More and more these roles will continue to define themselves, and more and more will develop their own processes, norms, and technologies to support the work they are doing. And modern GIS provides the foundation for that work to begin.

Outputs of many types

The final aspect of modern GIS is the different types of outputs and deliverables that can be developed. I have written about this before in my post about geospatial – but the concept is that modern GIS enables geospatial users to build the outputs that are required of the business case, rather than being limited by the outputs available to them. This list is quite long, and showcase the sheer scale of options available in modern GIS:

  • Dashboards and data viewers
  • Jupyter notebooks
  • Simple maps for presentations
  • APIs and microservices
  • Data pipelines
  • Simple applications
  • Full stack web apps
  • Integration into other systems
  • Mobile applications
  • Data collection and validation
  • Machine learning models
  • Simple static maps
  • Data monetization solutions

This sheer flexibility and number of possible options is a core tenant of modern GIS. This ensures that modern GIS users are never limited or constrained in the outputs they need to create.

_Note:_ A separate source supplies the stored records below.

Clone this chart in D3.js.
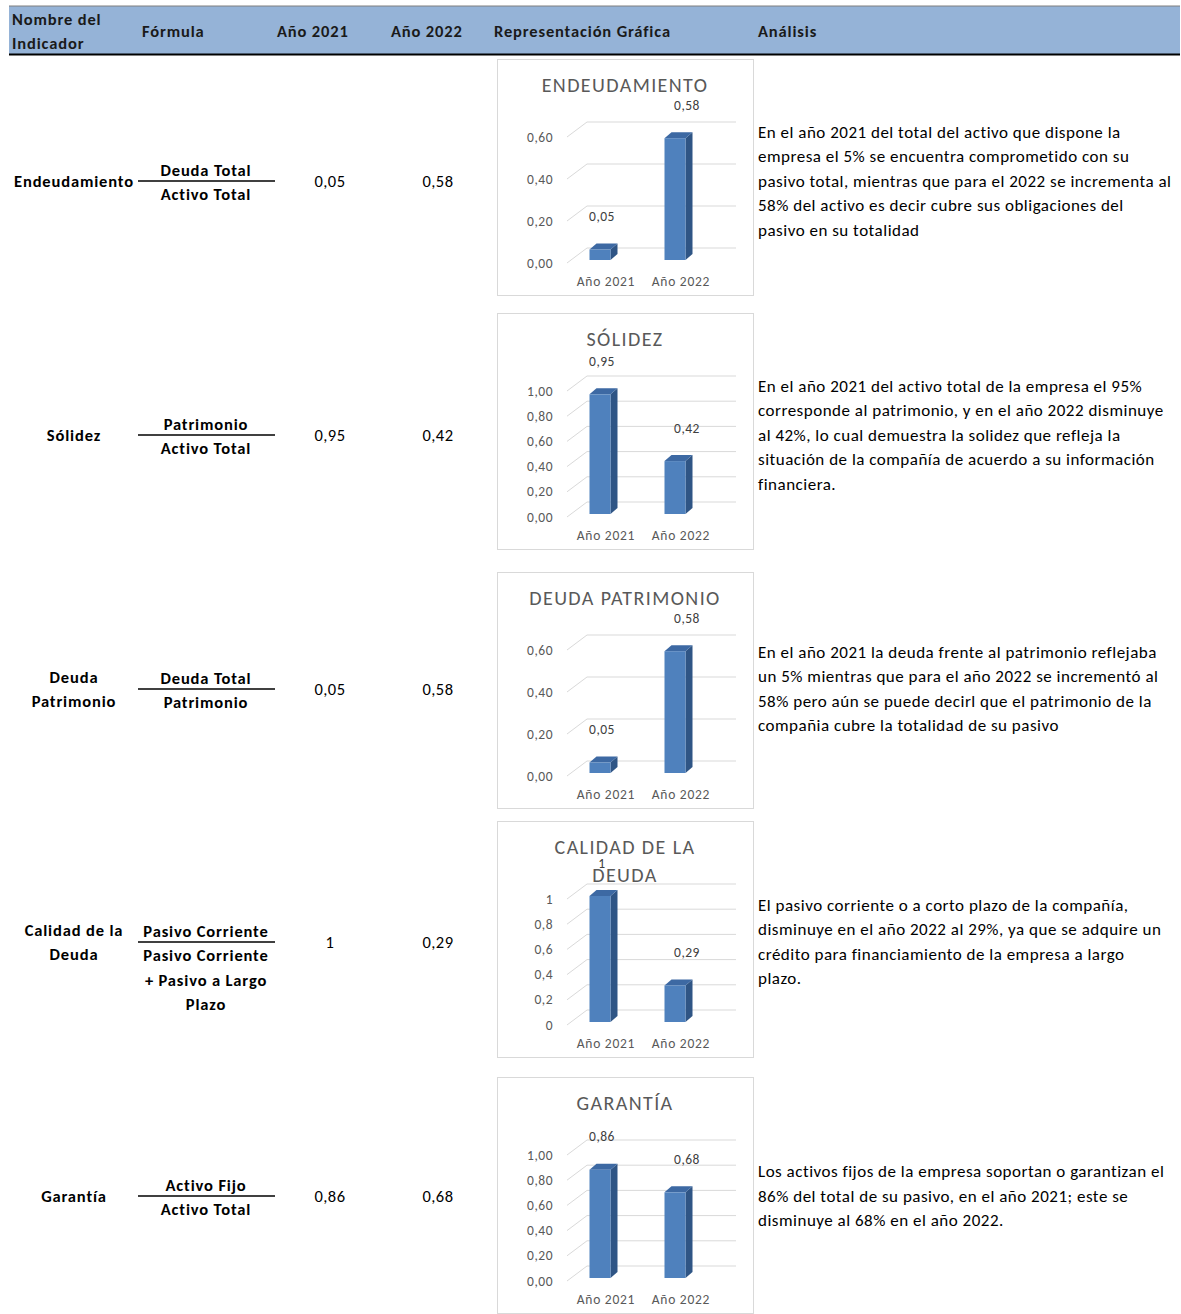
<!DOCTYPE html>
<html>
<head>
<meta charset="utf-8">
<script src="https://cdn.jsdelivr.net/npm/d3@7"></script>
<style>
  body { margin: 0; background: #fff; }
  svg { display: block; font-family: Carlito, Calibri, Lato, sans-serif; }
</style>
</head>
<body>
<svg id="chart" width="1181" height="1314"></svg>
<script>
// table data
const headers = [['Nombre del', 'Indicador'], ['Fórmula'], ['Año 2021'], ['Año 2022'], ['Representación Gráfica'], ['Análisis']]
const indicatorNames = [['Endeudamiento'], ['Sólidez'], ['Deuda', 'Patrimonio'], ['Calidad de la', 'Deuda'], ['Garantía']]
const numerators = ['Deuda Total', 'Patrimonio', 'Deuda Total', 'Pasivo Corriente', 'Activo Fijo']
const denominators = [['Activo Total'], ['Activo Total'], ['Patrimonio'], ['Pasivo Corriente', '+ Pasivo a Largo', 'Plazo'], ['Activo Total']]
const years = ['Año 2021', 'Año 2022']
const values2021 = [0.05, 0.95, 0.05, 1, 0.86]
const values2022 = [0.58, 0.42, 0.58, 0.29, 0.68]
const chartTitles = [['ENDEUDAMIENTO'], ['SÓLIDEZ'], ['DEUDA PATRIMONIO'], ['CALIDAD DE LA', 'DEUDA'], ['GARANTÍA']]
const axisMax = [0.6, 1, 0.6, 1, 1]
const tickFormats = ['.2f', '.2f', '.2f', '.1~f', '.2f']
const labelFormats = ['.2f', '.2f', '.2f', '.2~f', '.2f']
const analysis = [
    ['En el año 2021 del total del activo que dispone la', 'empresa el 5% se encuentra comprometido con su', 'pasivo total, mientras que para el 2022 se incrementa al', '58% del activo  es decir cubre sus obligaciones del', 'pasivo en su totalidad'],
    ['En el año 2021 del activo total de la empresa el 95%', 'corresponde al patrimonio, y en el año 2022 disminuye', 'al 42%,  lo cual demuestra la solidez que refleja la', 'situación de la compañía de acuerdo a su información', 'financiera.'],
    ['En el año 2021 la deuda frente al patrimonio reflejaba', 'un 5% mientras que para el año 2022 se incrementó al', '58% pero aún se puede decirl que el patrimonio de la', 'compañia cubre la totalidad de su pasivo'],
    ['El pasivo corriente o a corto plazo de la compañía,', 'disminuye en el año 2022 al 29%, ya que se adquire un', 'crédito para financiamiento de la empresa a largo', 'plazo.'],
    ['Los activos fijos de la empresa soportan o garantizan el', '86% del total de su pasivo, en el año 2021; este se', 'disminuye al 68% en el año 2022.']
]

const locale = d3.formatLocale({ decimal: ',', thousands: '.', grouping: [3], currency: ['', ''] })
const svg = d3.select('#chart')

const rowCenters = [181, 435, 689, 942, 1196]
const boxTops = [59, 313, 572, 821, 1077]
const lineStep = 24.5
const boldSize = 16.5, boldSpacing = 0.85
const textSize = 17, textSpacing = 0.5

// header band
svg.append('rect').attr('x', 9).attr('y', 6).attr('width', 1171).attr('height', 48).attr('fill', '#95b3d7')
svg.append('line').attr('x1', 9).attr('x2', 1180).attr('y1', 6).attr('y2', 6).attr('stroke', '#7f7f7f').attr('stroke-width', 1)
svg.append('line').attr('x1', 9).attr('x2', 1180).attr('y1', 54.5).attr('y2', 54.5).attr('stroke', '#000').attr('stroke-width', 2)

const headerX = [12, 142, 277, 391, 494, 758]
headers.forEach((lines, i) => {
    lines.forEach((l, j) => {
        svg.append('text')
            .attr('x', headerX[i])
            .attr('y', lines.length > 1 ? 19 + j * 24 : 31)
            .attr('dominant-baseline', 'central')
            .attr('font-size', boldSize).attr('font-weight', 'bold').attr('letter-spacing', boldSpacing)
            .attr('fill', '#1a1a1a')
            .text(l)
    })
})

function multiline(g, lines, x, cy, opts) {
    const start = cy - (lines.length - 1) * lineStep / 2
    lines.forEach((l, j) => {
        g.append('text')
            .attr('x', x).attr('y', start + j * lineStep)
            .attr('dominant-baseline', 'central')
            .attr('text-anchor', opts.anchor || 'start')
            .attr('font-size', opts.size).attr('font-weight', opts.weight || 'normal')
            .attr('letter-spacing', opts.spacing)
            .attr('fill', '#000')
            .text(l)
    })
}

indicatorNames.forEach((name, i) => {
    const cy = rowCenters[i]
    const g = svg.append('g').attr('class', 'row')
    multiline(g, name, 74, cy, { anchor: 'middle', size: boldSize, weight: 'bold', spacing: boldSpacing })

    // formula fraction
    g.append('text').attr('x', 206).attr('y', cy - 11).attr('dominant-baseline', 'central')
        .attr('text-anchor', 'middle').attr('font-size', boldSize).attr('font-weight', 'bold')
        .attr('letter-spacing', boldSpacing).text(numerators[i])
    g.append('line').attr('x1', 138).attr('x2', 275).attr('y1', cy).attr('y2', cy).attr('stroke', '#000').attr('stroke-width', 1.5)
    denominators[i].forEach((d, j) => {
        g.append('text').attr('x', 206).attr('y', cy + 13 + j * lineStep).attr('dominant-baseline', 'central')
            .attr('text-anchor', 'middle').attr('font-size', boldSize).attr('font-weight', 'bold')
            .attr('letter-spacing', boldSpacing).text(d)
    })

    const fmt = locale.format(labelFormats[i])
    g.append('text').attr('x', 330).attr('y', cy).attr('dominant-baseline', 'central')
        .attr('text-anchor', 'middle').attr('font-size', 16.5).attr('letter-spacing', textSpacing).text(fmt(values2021[i]))
    g.append('text').attr('x', 438).attr('y', cy).attr('dominant-baseline', 'central')
        .attr('text-anchor', 'middle').attr('font-size', 16.5).attr('letter-spacing', textSpacing).text(fmt(values2022[i]))

    multiline(g, analysis[i], 758, cy, { size: textSize, spacing: textSpacing })

    drawChart(i)
})

function drawChart(i) {
    const x0 = 497, y0 = boxTops[i]
    const g = svg.append('g').attr('class', 'mini-chart')
    g.append('rect').attr('x', x0 + 0.5).attr('y', y0 + 0.5).attr('width', 256).attr('height', 236)
        .attr('fill', '#fff').attr('stroke', '#d9d9d9')

    const titleLines = chartTitles[i]
    titleLines.forEach((t, j) => {
        g.append('text').attr('x', x0 + 128).attr('y', y0 + 26 + j * 28)
            .attr('dominant-baseline', 'central').attr('text-anchor', 'middle')
            .attr('font-size', 20).attr('letter-spacing', 1.4).attr('fill', '#595959').text(t)
    })

    const y = d3.scaleLinear().domain([0, axisMax[i]]).range([y0 + 204, y0 + 78])
    const x = d3.scalePoint().domain(years).range([x0 + 103, x0 + 178])
    const ticks = d3.range(0, axisMax[i] + 1e-9, 0.2)
    const tickFmt = locale.format(tickFormats[i])
    const wallDx = 20, wallDy = -15
    const axX = x0 + 70

    ticks.forEach(t => {
        g.append('path')
            .attr('d', `M${axX},${y(t)}L${axX + wallDx},${y(t) + wallDy}L${x0 + 239},${y(t) + wallDy}`)
            .attr('fill', 'none').attr('stroke', '#d9d9d9').attr('stroke-width', 1)
        g.append('text').attr('x', x0 + 56).attr('y', y(t)).attr('dominant-baseline', 'central')
            .attr('text-anchor', 'end').attr('font-size', 13.5).attr('letter-spacing', 0.5)
            .attr('fill', '#595959').text(tickFmt(t))
    })

    years.forEach(yr => {
        g.append('text').attr('x', x(yr) + 6).attr('y', y0 + 222).attr('dominant-baseline', 'central')
            .attr('text-anchor', 'middle').attr('font-size', 13.5).attr('letter-spacing', 0.75)
            .attr('fill', '#595959').text(yr)
    })

    const bw = 21, dx = 7, dy = -6
    const base = y(0) - 3
    const vals = [values2021[i], values2022[i]]
    const labelFmt = locale.format(labelFormats[i])
    const labelDx = [2, 12]
    vals.forEach((v, k) => {
        const cx = x(years[k])
        const left = cx - bw / 2, right = cx + bw / 2
        const top = base - (y(0) - y(v))
        g.append('path').attr('d', `M${right},${base}L${right + dx},${base + dy}L${right + dx},${top + dy}L${right},${top}Z`)
            .attr('fill', '#2f5585')
        g.append('path').attr('d', `M${left},${top}L${left + dx},${top + dy}L${right + dx},${top + dy}L${right},${top}Z`)
            .attr('fill', '#3d69a3')
        g.append('rect').attr('x', left).attr('y', top).attr('width', bw).attr('height', base - top)
            .attr('fill', '#4f81bd')
        g.append('text').attr('x', cx + labelDx[k]).attr('y', top - 33).attr('dominant-baseline', 'central')
            .attr('text-anchor', 'middle').attr('font-size', 13.5).attr('letter-spacing', 0.5)
            .attr('fill', '#404040').text(labelFmt(v))
    })
}
</script>
</body>
</html>
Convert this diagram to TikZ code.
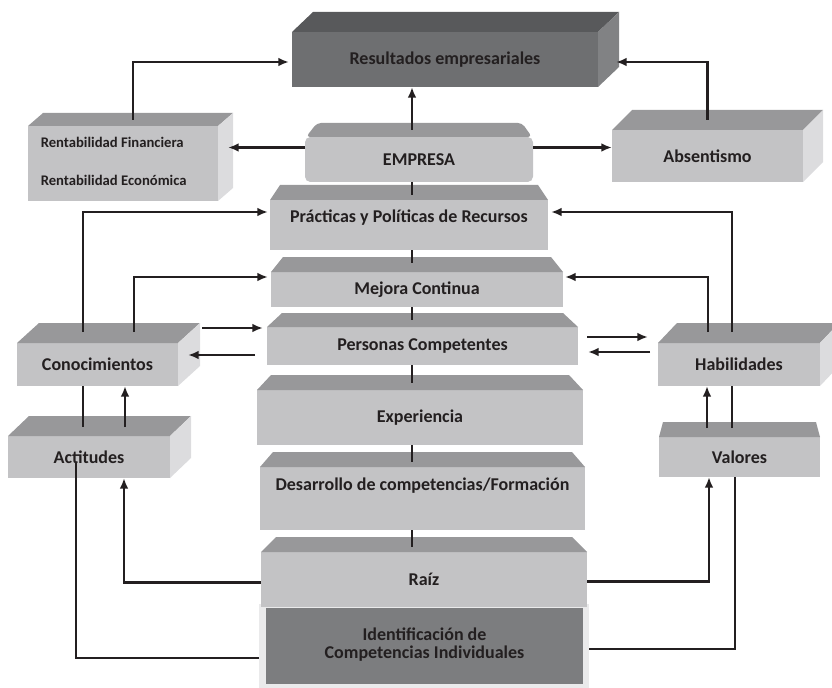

Technically, these tools and solutions are not siloed, but fully integrated and available to use as stand-alone tools or integrated solutions.

It enables geospatial solutions to be totally integrated into the organization and most importantly, a critical part of problem-solving happening in these organizations, both at a practical and technical level.


Modern GIS is still evolving, and will change and evolve over time, but I believe these core principles and ideas will be the base from which it grows and help support a new generation of geospatial users. It is an exciting time to be in the space, and there have never been more possibilities across the geospatial space.